On the dark side, perhaps this verse should cause us to reflect for a minute on our desires. Is there anything in our life that drives us…that controls our behavior…or is threatening to do so? Is there anything so powerful in our lives that we would choose to pursue it over pursuing time with our Lord and our spouse? Any person, any pass time, any passion? I find myself from time to time feeling the heavy hand of temptation luring me toward some lust. It can be something as simple but almost universal as the temptation to overeat. It can be the subtle pleasure of spending money on myself for something I want but don’t need. It can be the idle enjoyment of a wasted hour when there was much work to be done. It can be the deadly draw toward fascination with any man who is not my husband. The world, my flesh, and the devil conspire to surround me with temptations and lusts that are as powerfully addictive and attractive as the ancient mandrakes.
I wonder, are we being tempted by any mandrakes in our lives today? Don’t be driven to trade your spouse’s affection for a handful of “mandrakes,” whatever they are. What attractive scent is arousing passion in you? Food? Money? Leisure? Sex? Don’t trade your soul or your spouse’s love for a pot of poisonous (but narcotic) pottage! If there is good, find it, and let it arouse right desires. Eating is good; just don’t overeat.
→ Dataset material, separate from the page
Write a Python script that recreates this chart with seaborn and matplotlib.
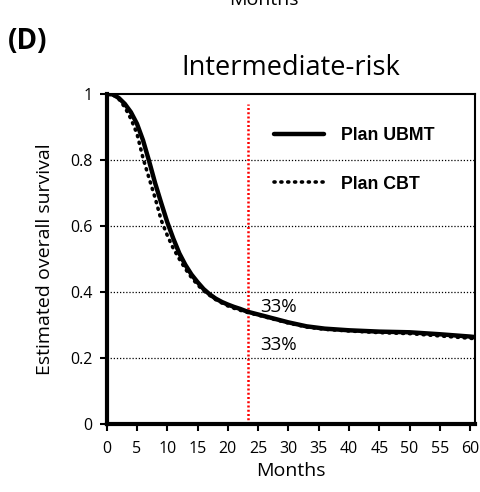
import numpy as np
import pandas as pd
import matplotlib
matplotlib.use('Agg')
import matplotlib.pyplot as plt
import seaborn as sns

# Survival curves
months = [0, 1, 2, 3, 4, 5, 6, 7, 8, 9, 10, 11, 12, 13, 14, 15, 16, 17, 18, 19, 20, 21,
          22, 23.3, 25, 27.5, 30, 33, 36, 40, 45, 50, 55, 60, 61]
ubmt = [1.0, 0.999, 0.988, 0.97, 0.945, 0.91, 0.86, 0.797, 0.73, 0.67, 0.612, 0.562,
        0.517, 0.482, 0.453, 0.43, 0.409, 0.393, 0.38, 0.37, 0.362, 0.355, 0.349, 0.34,
        0.332, 0.32, 0.308, 0.296, 0.289, 0.284, 0.28, 0.278, 0.272, 0.265, 0.263]
cbt = [1.0, 0.998, 0.985, 0.96, 0.925, 0.88, 0.806, 0.745, 0.685, 0.618, 0.572, 0.532,
       0.5, 0.47, 0.444, 0.422, 0.404, 0.39, 0.377, 0.367, 0.358, 0.351, 0.345, 0.338,
       0.33, 0.318, 0.306, 0.294, 0.287, 0.282, 0.277, 0.274, 0.267, 0.26, 0.258]
cut_month = 23.3
labels_33 = ['33%', '33%']
xticks = list(range(0, 61, 5))
yticks = [0, 0.2, 0.4, 0.6, 0.8, 1]
ytick_labels = ['0', '0.2', '0.4', '0.6', '0.8', '1']

df = pd.DataFrame({'Months': months * 2,
                   'Survival': ubmt + cbt,
                   'Plan': ['Plan UBMT'] * len(months) + ['Plan CBT'] * len(months)})

sns.set_style('white')
plt.rcParams['font.family'] = ['Open Sans', 'DejaVu Sans']
plt.rcParams['text.color'] = 'black'
plt.rcParams['axes.labelcolor'] = 'black'
plt.rcParams['xtick.color'] = 'black'
plt.rcParams['ytick.color'] = 'black'

fig = plt.figure(figsize=(4.8, 4.92), dpi=100)
ax = fig.add_axes([0.2222, 0.1382, 0.7674, 0.6707])

for y in [0.2, 0.4, 0.6, 0.8]:
    ax.axhline(y, color='black', lw=0.9, ls=(0, (1, 1.5)), zorder=1)

ax.plot([cut_month, cut_month], [0, 0.97], color='red', lw=1.8, ls=(0, (0.8, 0.9)), zorder=2)

sns.lineplot(data=df[df.Plan == 'Plan UBMT'], x='Months', y='Survival', ax=ax,
             color='black', lw=3.2, label='Plan UBMT', zorder=4)
sns.lineplot(data=df[df.Plan == 'Plan CBT'], x='Months', y='Survival', ax=ax,
             color='black', lw=2.6, ls=(0, (0.3, 1.6)), dash_capstyle='round',
             label='Plan CBT', zorder=3)

ax.set_xlim(0, 60.8)
ax.set_ylim(0, 1)
ax.set_xticks(xticks)
ax.set_yticks(yticks)
ax.set_yticklabels(ytick_labels)
ax.tick_params(axis='both', direction='out', length=5, width=1.5, labelsize=11.5,
               bottom=True, left=True)
ax.tick_params(axis='x', pad=7)
ax.tick_params(axis='y', pad=5)
for side in ['left', 'bottom']:
    ax.spines[side].set_linewidth(3)
for side in ['top', 'right']:
    ax.spines[side].set_linewidth(1.5)
for s in ax.spines.values():
    s.set_color('black')

ax.set_xlabel('Months', fontsize=14, labelpad=4)
ax.set_ylabel('Estimated overall survival', fontsize=14, labelpad=12)
ax.set_title('Intermediate-risk', fontsize=19.5, pad=14)

ax.text(cut_month + 2.0, 0.355, labels_33[0], fontsize=13.5, va='center')
ax.text(cut_month + 2.0, 0.24, labels_33[1], fontsize=13.5, va='center')

leg = ax.legend(loc='upper left', bbox_to_anchor=(0.44, 0.915), frameon=False,
                handlelength=2.8, labelspacing=1.75, handletextpad=0.95,
                borderaxespad=0, borderpad=0.3,
                prop={'family': 'Liberation Sans', 'weight': 'bold', 'size': 12.8})

fig.text(0.017, 0.915, '(D)', fontsize=20, fontweight='bold', va='center')
fig.text(0.55, 1.0, 'Months', fontsize=14, ha='center', va='center')

fig.savefig('out.png', dpi=100)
Money is good; just don’t overindulge. Leisure is good; just use it to restore rather than debilitate. Sex is good; just make sure that it’s with your mate! When the scent of mandrakes in your life is arousing you, learn to say, “Rise up, my love, and come away with me! Let me give you my love, and all the good things I’ve prepared for you!” Live for your Lord, and if you’re married, live joyfully with your spouse. (1) Brown, Francis, D.D., D. Litt. The Brown-Driver-Briggs Hebrew and English Lexicon. Peabody, MA: Hendrickson Publishers, Inc. 1997, 188 (cf. pg. 188,“love-producing…as exciting sexual desire”).
(2) The Encyclopedia Americana. Danbury, Connecticut: Grolier Inc., 1995, 227.
(3) The World Book Encyclopedia. Chicago: World Book—Childcraft International, Inc., 1980, 103.
(4) Paige Patterson, Song of Solomon (Chicago: Moody, 1986), 111.